Comment by Nicole S. Soto Rodríguez on April 3, 2013 at 8:46pm

I read the name of the group and thought that this could be a really great discussion group. Interesting to think about the behaviour of community, consumption, and familiarity that can be found in these places. Wether is coffee or alcohol there is still some interesting processes goin on in places were people gather around to talk, drink something and exchange a human interaction. 

What can we discuss? Some of the books of in the literature list?

Comment by Andreas Schiestl on October 25, 2012 at 8:51pm

Just to put two things, we could discuss further: Third places are not only places, where alcohol is consumed. Coffee-houses are not the same a coffee shops. When I have more time, I will go more into the discussion.

Comment by Charles Beach on August 20, 2012 at 2:02am

Speaking only from experience of English pubs, and talking in broad generalisations. It's not recorded how many times you buy drinks for other friends nor do you record how many pints someone else buys you. It is just assumed that friends buy drinks for friends.

When you include this with the way social customs and boundaries often get a little blurry when drink is introduced it all seems pretty informal to me. But democratic? depends where the pub is really, In a small village a lot of local politics get sorted out in the pub. Whether or not this is 'democratic' per se, I don't know.

Also just a thought, there may be some hierarchical elements in 3rd places where alcohol is involved, based on gender age etc. but does this mean they can't be democratic? or at least part of a democratic process? Depends on your definition of democratic.
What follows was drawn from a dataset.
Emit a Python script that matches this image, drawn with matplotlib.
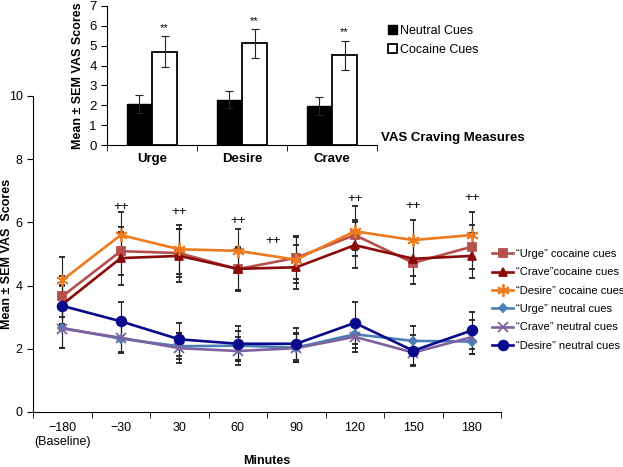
import numpy as np
import matplotlib
matplotlib.use("Agg")
import matplotlib.pyplot as plt
from matplotlib.patches import Patch

plt.rcParams['font.family'] = ['Liberation Sans', 'DejaVu Sans']

# time course (main panel)
minutes = ["\u2212180\n(Baseline)", "\u221230", "30", "60", "90", "120", "150", "180"]

urge_coc = [3.66, 5.09, 5.03, 4.52, 4.88, 5.60, 4.72, 5.23]
urge_coc_sem = [0.65, 0.75, 0.76, 0.70, 0.66, 0.48, 0.68, 0.70]
crave_coc = [3.40, 4.87, 4.94, 4.53, 4.58, 5.28, 4.85, 4.94]
crave_coc_sem = [0.60, 0.84, 0.84, 0.67, 0.70, 0.73, 0.55, 0.71]
desire_coc = [4.17, 5.60, 5.15, 5.10, 4.82, 5.72, 5.44, 5.60]
desire_coc_sem = [0.72, 0.74, 0.78, 0.68, 0.74, 0.79, 0.64, 0.72]
urge_neu = [2.66, 2.32, 2.08, 2.10, 2.04, 2.46, 2.25, 2.23]
urge_neu_sem = [0.62, 0.44, 0.41, 0.45, 0.46, 0.44, 0.47, 0.40]
crave_neu = [2.64, 2.35, 2.02, 1.93, 2.02, 2.38, 1.88, 2.37]
crave_neu_sem = [0.60, 0.45, 0.48, 0.44, 0.44, 0.49, 0.39, 0.54]
desire_neu = [3.36, 2.87, 2.30, 2.16, 2.16, 2.82, 1.94, 2.58]
desire_neu_sem = [0.65, 0.60, 0.53, 0.56, 0.50, 0.66, 0.50, 0.58]

# "++" marks: (category position, height)
plus_x = [1, 2, 3, 3.6, 5, 6, 7]
plus_y = [6.5, 6.32, 6.05, 5.4, 6.75, 6.52, 6.76]

# inset bar chart
measures = ["Urge", "Desire", "Crave"]
neutral = [2.05, 2.29, 1.96]
neutral_sem = [0.45, 0.42, 0.44]
cocaine = [4.70, 5.12, 4.53]
cocaine_sem = [0.77, 0.72, 0.73]

fig = plt.figure(figsize=(6.23, 4.67), dpi=100)

# ---- main axes ----
ax = fig.add_axes([33 / 623, 55 / 467, 468 / 623, 316 / 467])
x = np.arange(len(minutes))

series = [
    (urge_coc, urge_coc_sem, '#B5504D', 's', 6, '\u201cUrge\u201d cocaine cues'),
    (crave_coc, crave_coc_sem, '#8B0A0A', '^', 6, '\u201cCrave\u201dcocaine cues'),
    (desire_coc, desire_coc_sem, '#EE7A1E', (6, 2, 0), 9, '\u201cDesire\u201d cocaine cues'),
    (urge_neu, urge_neu_sem, '#4A80B8', 'D', 4, '\u201cUrge\u201d neutral cues'),
    (crave_neu, crave_neu_sem, '#7D62A0', 'x', 7, '\u201cCrave\u201d neutral cues'),
    (desire_neu, desire_neu_sem, '#0A0A8C', 'o', 7, '\u201cDesire\u201d neutral cues'),
]
handles = []
labels = []
for vals, sem, col, mk, ms, lab in series:
    eb = ax.errorbar(x, vals, yerr=sem, color=col, marker=mk, markersize=ms,
                     markeredgewidth=1.3, lw=1.9, ecolor='#222222',
                     elinewidth=0.8, capsize=2.2, capthick=0.8)
    handles.append(eb.lines[0])
    labels.append(lab)

for px, py in zip(plus_x, plus_y):
    ax.text(px, py, "++", ha='center', va='center', fontsize=9.5)

ax.set_xlim(-0.5, len(minutes) - 0.5)
ax.set_ylim(0, 10)
ax.set_yticks([0, 2, 4, 6, 8, 10])
ax.set_xticks(x)
ax.set_xticklabels(minutes, fontsize=9)
ax.set_xticks(np.arange(len(minutes) + 1) - 0.5, minor=True)
ax.tick_params(axis='x', which='major', length=0, pad=7)
ax.tick_params(axis='x', which='minor', length=4, direction='out')
ax.tick_params(axis='y', labelsize=9, length=4, direction='out')
for s in ['top', 'right']:
    ax.spines[s].set_visible(False)
ax.set_xlabel("Minutes", fontweight='bold', fontsize=9)
ax.xaxis.set_label_coords(0.5, -0.136)
ax.set_ylabel("Mean \u00b1 SEM VAS  Scores", fontweight='bold', fontsize=9)
ax.yaxis.set_label_coords(-0.042, 0.5)

ax.legend(handles, labels, loc='center left', bbox_to_anchor=(492 / 623, 1 - 300 / 467),
          bbox_transform=fig.transFigure, frameon=False, fontsize=8,
          handlelength=1.9, handletextpad=0.3, labelspacing=0.75,
          borderpad=0, borderaxespad=0)

# ---- inset bar chart ----
ax_in = fig.add_axes([107 / 623, 1 - 145 / 467, 270 / 623, 139 / 467])
xi = np.arange(len(measures))
w = 0.28
ax_in.bar(xi - w / 2, neutral, w, yerr=neutral_sem, color='black', edgecolor='black',
          lw=1, capsize=3, error_kw=dict(elinewidth=0.8, capthick=0.8, ecolor='#222222'))
ax_in.bar(xi + w / 2, cocaine, w, yerr=cocaine_sem, color='white', edgecolor='black',
          lw=1.3, capsize=3, error_kw=dict(elinewidth=0.8, capthick=0.8, ecolor='#222222'))
for xx, v, e in zip(xi, cocaine, cocaine_sem):
    ax_in.text(xx + w / 2, v + e + 0.15, "**", ha='center', va='bottom', fontsize=8)

ax_in.set_xlim(-0.5, len(measures) - 0.5)
ax_in.set_ylim(0, 7)
ax_in.set_yticks(range(8))
ax_in.set_xticks(xi)
ax_in.set_xticklabels(measures, fontweight='bold', fontsize=9.5)
ax_in.set_xticks(np.arange(len(measures) + 1) - 0.5, minor=True)
ax_in.tick_params(axis='x', which='major', length=0, pad=6)
ax_in.tick_params(axis='x', which='minor', length=4, direction='out')
ax_in.tick_params(axis='y', labelsize=9.5, length=4, direction='out')
for s in ['top', 'right']:
    ax_in.spines[s].set_visible(False)
ax_in.set_ylabel("Mean \u00b1 SEM VAS Scores", fontweight='bold', fontsize=9, labelpad=4)

ax_in.legend(handles=[Patch(facecolor='black', edgecolor='black', label='Neutral Cues'),
                      Patch(facecolor='white', edgecolor='black', lw=1.3, label='Cocaine Cues')],
             loc='upper left', bbox_to_anchor=(388 / 623, 1 - 25 / 467),
             bbox_transform=fig.transFigure, frameon=False, fontsize=9,
             handlelength=0.7, handleheight=0.7, handletextpad=0.3,
             labelspacing=0.55, borderpad=0, borderaxespad=0)

fig.text(381 / 623, 1 - 138 / 467, "VAS Craving Measures", fontweight='bold',
         fontsize=9.5, va='center', ha='left')

fig.savefig("out.png", dpi=100)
Comment by Nicholas Carlyle on August 19, 2012 at 8:37am

"... typified by their open, democratic nature and informality" - I'm astonished by this description of the third place to include places where alcohol is drunk. The patterns of behaviour around alcohol consumption seem to be heavily formalised. Would anyone like to probe the Munteanu assumption a little further? Should there be distinctions drawn between older types of drinking cultures (heavily gender-based or biased, alcohol-focused) and, say, coffee-shops? I'm interested in responses, though I admit that I have a 'hate-hate' relationship with alcohol and drinkers (I've never socialised around alcohol, and I do voluntary work at a drop-in in London where practically all the service users have deeply troubled relationships with alcohol.)